La stessa Pintilie, nelle sue note di regia, afferma che il suo film è «una ricerca artistica sul desiderio umano e sulla (in)capacità di toccare e di essere toccati, di entrare in contatto con il mondo». E aggiunge: «Touch Me Not si propone di diventare uno spazio di (auto)riflessione e trasformazione, dove lo spettatore viene sfidato ad approfondire la sua conoscenza della natura umana e a rivalutare la propria esperienza e le proprie idee sulle relazioni intime, con particolare attenzione alla de-oggettivazione e alla personalizzazione dello scambio umano, alla stimolazione della nostra curiosità dell’Altro e alla nostra capacità empatica di metterci nei suoi panni».

PERCHÉ NON GUARDARE TOUCH ME NOT

Proprio per la sua natura trasgressiva e irriverente, la Berlinale non ha gli stessi ammiratori che possono vantare Cannes e Venezia; è solitamente apprezzata da un tipo di pubblico che ama tutto ciò che ha a che fare con la sperimentazione e l’anticonvenzionale.

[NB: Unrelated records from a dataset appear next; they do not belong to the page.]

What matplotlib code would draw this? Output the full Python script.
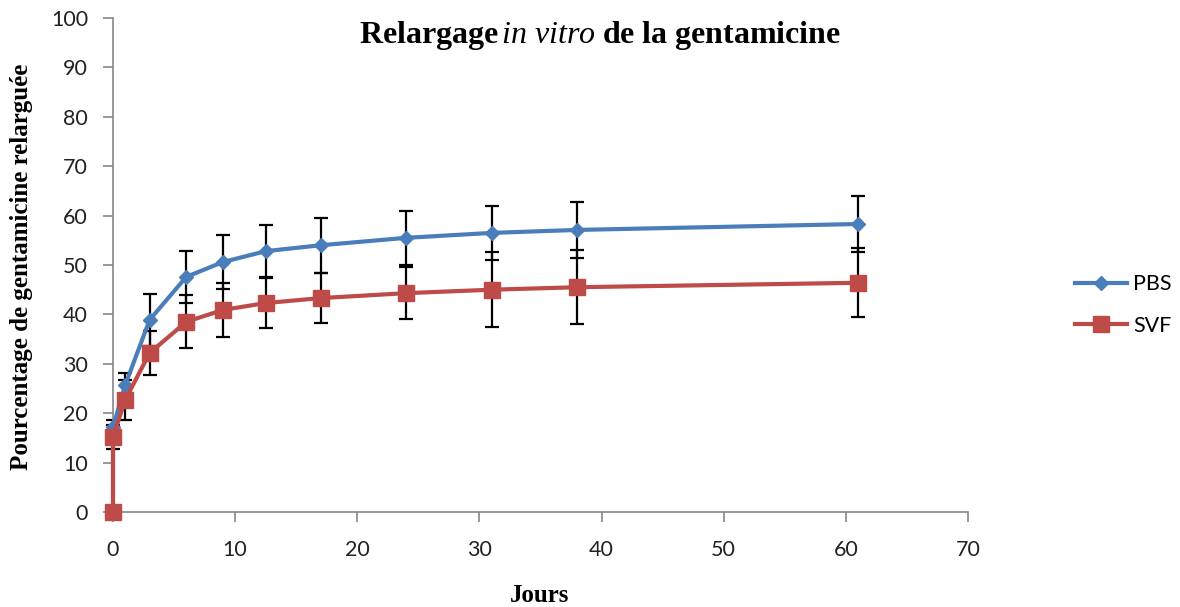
import matplotlib.pyplot as plt

plt.rcParams['font.family'] = ['Lato', 'DejaVu Sans']
plt.rcParams['mathtext.fontset'] = 'custom'
plt.rcParams['mathtext.rm'] = 'Liberation Serif:bold'
plt.rcParams['mathtext.bf'] = 'Liberation Serif:bold'
plt.rcParams['mathtext.it'] = 'Liberation Serif:italic'

jours = [0, 0, 1, 3, 6, 9, 12.5, 17, 24, 31, 38, 61]
pbs = [0, 17.2, 25.7, 38.9, 47.6, 50.6, 52.8, 54.0, 55.5, 56.5, 57.1, 58.3]
pbs_err = [0, 1.5, 2.4, 5.2, 5.2, 5.5, 5.2, 5.6, 5.4, 5.5, 5.6, 5.7]
svf = [0, 15.2, 22.7, 32.2, 38.5, 40.9, 42.3, 43.3, 44.3, 45.0, 45.5, 46.4]
svf_err = [0, 2.4, 4.0, 4.5, 5.4, 5.5, 5.1, 5.0, 5.3, 7.6, 7.5, 7.0]

blue = '#4A7EBB'
red = '#BE4B48'
grey = '#868686'

fig = plt.figure(figsize=(11.8, 6.07), dpi=100)
ax = fig.add_axes([113 / 1180, 1 - 512 / 607, (968 - 113) / 1180, (512 - 18) / 607])

for vals, errs in [(pbs, pbs_err), (svf, svf_err)]:
    eb = ax.errorbar(jours, vals, yerr=errs, fmt='none', ecolor='black', elinewidth=1.6,
                     capsize=5, capthick=1.6, zorder=2)
    for art in eb.lines[1] + eb.lines[2]:
        art.set_clip_on(False)
ax.plot(jours, pbs, color=blue, lw=3, marker='D', ms=7.5, label='PBS', zorder=3, clip_on=False)
ax.plot(jours, svf, color=red, lw=3, marker='s', ms=11.5, label='SVF', zorder=4, clip_on=False)

ax.set_xlim(0, 70)
ax.set_ylim(0, 100)
ax.set_xticks(range(0, 71, 10))
ax.set_yticks(range(0, 101, 10))
for side in ['top', 'right']:
    ax.spines[side].set_visible(False)
for side in ['left', 'bottom']:
    ax.spines[side].set_color(grey)
    ax.spines[side].set_linewidth(1.2)
ax.tick_params(axis='both', colors=grey, length=7, width=1.2, labelcolor='#222222', labelsize=15.5)
ax.tick_params(axis='x', pad=13)
ax.tick_params(axis='y', pad=11)

fig.text(600 / 1180, 1 - 35 / 607,
         r'$\mathbf{Relargage}\,\mathit{in\ vitro}\ \mathbf{de\ la\ gentamicine}$',
         ha='center', va='center', fontsize=23)
fig.text(22 / 1180, 1 - 267 / 607, 'Pourcentage de gentamicine relarguée',
         rotation=90, ha='center', va='center', fontsize=18,
         family='Liberation Serif', fontweight='bold')
fig.text(540 / 1180, 1 - 596 / 607, 'Jours', ha='center', va='center', fontsize=18,
         family='Liberation Serif', fontweight='bold')

fig.legend(loc='center left', bbox_to_anchor=(1075 / 1180, 1 - 305 / 607), frameon=False,
           fontsize=15.5, handlelength=2.4, labelspacing=1.0, handletextpad=0.3,
           borderpad=0, borderaxespad=0)

fig.savefig('out.png', dpi=100)
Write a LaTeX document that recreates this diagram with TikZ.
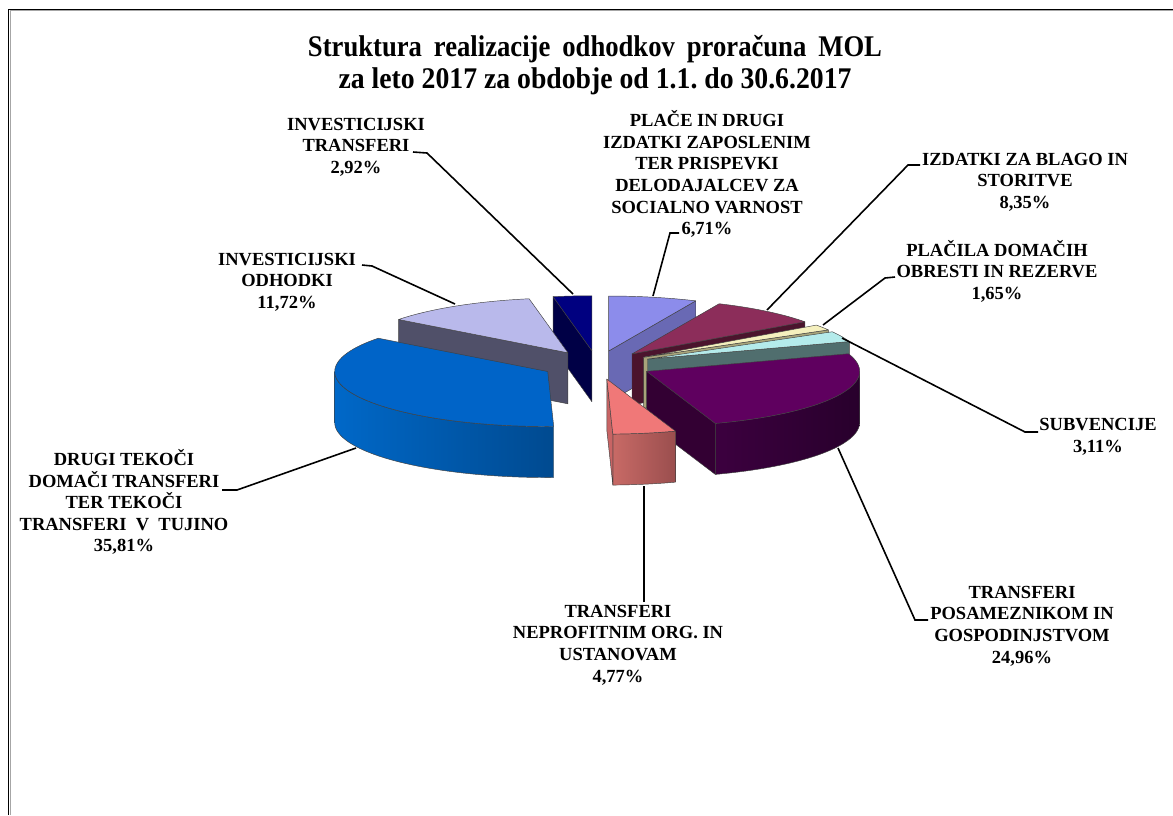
\documentclass[tikz,border=0pt]{standalone}
\usepackage{fontspec}
\setmainfont{Liberation Serif}
\frenchspacing
\definecolor{navytop}{HTML}{000080}
\definecolor{navywall}{HTML}{000046}
\definecolor{platop}{HTML}{8C8CEB}
\definecolor{plawall}{HTML}{6969B4}
\definecolor{lavtop}{HTML}{B9B9EB}
\definecolor{lavwall}{HTML}{505069}
\definecolor{martop}{HTML}{8C2D5A}
\definecolor{marwall}{HTML}{4B142D}
\definecolor{cretop}{HTML}{F5F0BE}
\definecolor{crewall}{HTML}{A8A47A}
\definecolor{cyatop}{HTML}{B4EBEB}
\definecolor{cyawall}{HTML}{506E6E}
\definecolor{purtop}{HTML}{5F005F}
\definecolor{purwall}{HTML}{330033}
\definecolor{purwallA}{HTML}{3C003F}
\definecolor{purwallB}{HTML}{28002C}
\definecolor{saltop}{HTML}{F07878}
\definecolor{salwall}{HTML}{C86464}
\definecolor{salwallA}{HTML}{C86A66}
\definecolor{salwallB}{HTML}{9A4E4E}
\definecolor{blutop}{HTML}{0064C8}
\definecolor{bluwallA}{HTML}{0068C8}
\definecolor{bluwallB}{HTML}{004A90}
\newcommand\PieTop[4]{\begin{scope}[shift={(#1)}]
  \filldraw[sliceedge, fill=#4] (0,0) -- plot[domain=#2:#3, samples=60, variable=\t] ({213*sin(\t)},{-55*cos(\t)}) -- cycle;
\end{scope}}
\newcommand\PieRadWall[3]{\begin{scope}[shift={(#1)}]
  \filldraw[sliceedge, fill=#3] (0,0) -- ({213*sin(#2)},{-55*cos(#2)}) -- ++(0,51) -- (0,51) -- cycle;
\end{scope}}
\newcommand\PieOuterWall[5]{\begin{scope}[shift={(#1)}]
  \shadedraw[sliceedge, left color=#4, right color=#5] plot[domain=#2:#3, samples=60, variable=\t] ({213*sin(\t)},{-55*cos(\t)}) -- plot[domain=#3:#2, samples=60, variable=\t] ({213*sin(\t)},{51-55*cos(\t)}) -- cycle;
\end{scope}}
\begin{document}
\begin{tikzpicture}[x=1pt,y=-1pt,
  sliceedge/.style={draw=black!75, line width=0.45pt, line join=round},
  lbl/.style={font=\bfseries\fontsize{18.5}{21.6}\selectfont, align=center, inner sep=0pt},
  ttl/.style={font=\bfseries\fontsize{30}{30}\selectfont, inner sep=0pt, anchor=base},
  leader/.style={line width=1.6pt, black, line join=miter}]
\useasboundingbox (0,0) rectangle (1173,815);
\fill[white] (0,0) rectangle (1173,815);
% frame
\draw[black!35, line width=1pt] (10.3,815) -- (10.3,10.8) -- (1173,10.8);
\draw[black, line width=1.3pt] (8.7,815) -- (8.7,9.3) -- (1173,9.3);
% title
\node[ttl] (t1) at (595,56) {\resizebox{574pt}{\height}{Struktura\hspace{0.45em}realizacije\hspace{0.45em}odhodkov\hspace{0.45em}proračuna\hspace{0.45em}MOL}};
\node[ttl] (t2) at (595,88) {\resizebox{513pt}{\height}{za leto 2017 za obdobje od 1.1. do 30.6.2017}};
% apexes
\coordinate (aPla) at ({597+55.4*sin(12.078)},{365-14.3*cos(12.078)});
\coordinate (aMar) at ({597+55.4*sin(39.186)},{365-14.3*cos(39.186)});
\coordinate (aCre) at ({597+55.4*sin(57.186)},{365-14.3*cos(57.186)});
\coordinate (aCya) at ({597+55.4*sin(65.754)},{365-14.3*cos(65.754)});
\coordinate (aPur) at ({597+55.4*sin(116.28)},{365-14.3*cos(116.28)});
\coordinate (aSal) at ({597+55.4*sin(169.794)},{365-14.3*cos(169.794)});
\coordinate (aBlu) at ({597+55.4*sin(242.838)},{365-14.3*cos(242.838)});
\coordinate (aLav) at ({597+55.4*sin(328.392)},{365-14.3*cos(328.392)});
\coordinate (aNav) at ({597+55.4*sin(354.744)},{365-14.3*cos(354.744)});
% slices, back to front
\PieRadWall{aNav}{349.488}{navywall}
\PieTop{aNav}{349.488}{360}{navytop}
\PieRadWall{aPla}{24.156}{plawall}
\PieTop{aPla}{0}{24.156}{platop}
\PieRadWall{aLav}{307.296}{lavwall}
\PieTop{aLav}{307.296}{349.488}{lavtop}
\PieRadWall{aMar}{54.216}{marwall}
\PieTop{aMar}{24.156}{54.216}{martop}
\PieRadWall{aCre}{60.156}{crewall}
\PieTop{aCre}{54.216}{60.156}{cretop}
\PieRadWall{aCya}{71.352}{cyawall}
\PieTop{aCya}{60.156}{71.352}{cyatop}
\PieOuterWall{aPur}{90}{161.208}{purwallA}{purwallB}
\PieRadWall{aPur}{161.208}{purwall}
\PieTop{aPur}{71.352}{161.208}{purtop}
\PieOuterWall{aBlu}{178.38}{270}{bluwallA}{bluwallB}
\PieTop{aBlu}{178.38}{307.296}{blutop}
\PieOuterWall{aSal}{161.208}{178.38}{salwallA}{salwallB}
\PieRadWall{aSal}{178.38}{salwall}
\PieTop{aSal}{161.208}{178.38}{saltop}
% labels
\node[lbl] (l1) at (356,147) {INVESTICIJSKI\\TRANSFERI\\2,92\%};
\node[lbl] (l2) at (707,174) {PLAČE IN DRUGI\\IZDATKI ZAPOSLENIM\\TER PRISPEVKI\\DELODAJALCEV ZA\\SOCIALNO VARNOST\\6,71\%};
\node[lbl] (l3) at (1025,182) {IZDATKI ZA BLAGO IN\\STORITVE\\8,35\%};
\node[lbl] (l4) at (997,271) {PLAČILA DOMAČIH\\OBRESTI IN REZERVE\\1,65\%};
\node[lbl] (l5) at (287,282) {INVESTICIJSKI\\ODHODKI\\11,72\%};
\node[lbl] (l6) at (1098,437) {SUBVENCIJE\\3,11\%};
\node[lbl] (l7) at (124,502) {DRUGI TEKOČI\\DOMAČI TRANSFERI\\TER TEKOČI\\TRANSFERI~ V~ TUJINO\\35,81\%};
\node[lbl] (l8) at (618,645) {TRANSFERI\\NEPROFITNIM ORG. IN\\USTANOVAM\\4,77\%};
\node[lbl] (l9) at (1022,626) {TRANSFERI\\POSAMEZNIKOM IN\\GOSPODINJSTVOM\\24,96\%};
% leader points
\coordinate (s1) at (413,152); \coordinate (k1) at (427,153); \coordinate (e1) at (573,294);
\coordinate (s2) at (679,233); \coordinate (k2) at (670,233); \coordinate (e2) at (653,296);
\coordinate (s3) at (920,165); \coordinate (k3) at (908,165); \coordinate (e3) at (767,310);
\coordinate (s4) at (895,277); \coordinate (k4) at (885,278); \coordinate (e4) at (823,325);
\coordinate (s5) at (362,265); \coordinate (k5) at (372,266); \coordinate (e5) at (455,304);
\coordinate (s6) at (1038,432); \coordinate (k6) at (1025,432); \coordinate (e6) at (842,338);
\coordinate (s7) at (222,490); \coordinate (k7) at (237,490); \coordinate (e7) at (356,448);
\coordinate (s8) at (644,602); \coordinate (e8) at (644,486);
\coordinate (s9) at (928,620); \coordinate (k9) at (915,620); \coordinate (e9) at (838,448);
\draw[leader] (s1) -- (k1) -- (e1);
\draw[leader] (s2) -- (k2) -- (e2);
\draw[leader] (s3) -- (k3) -- (e3);
\draw[leader] (s4) -- (k4) -- (e4);
\draw[leader] (s5) -- (k5) -- (e5);
\draw[leader] (s6) -- (k6) -- (e6);
\draw[leader] (s7) -- (k7) -- (e7);
\draw[leader] (s8) -- (e8);
\draw[leader] (s9) -- (k9) -- (e9);
\end{tikzpicture}
\end{document}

Nel caso di questo film, quindi, la fruizione da parte dello spettatore può essere più complessa data la stratificazione di livelli e di significati, la finzione e la realtà continuamente messe alla prova, e in più l’aspetto documentaristico che intervalla la narrazione. Inoltre, le questioni dell’intimità e del desiderio vengono indagate con una profondità tale da poter disturbare un certo tipo di spettatore, nonostante il film lo faccia sempre con una grazia e con una gentilezza nei confronti dei corpi verso i quali invita lo sguardo, che non può non arrivare al cuore di chi decide di guardare.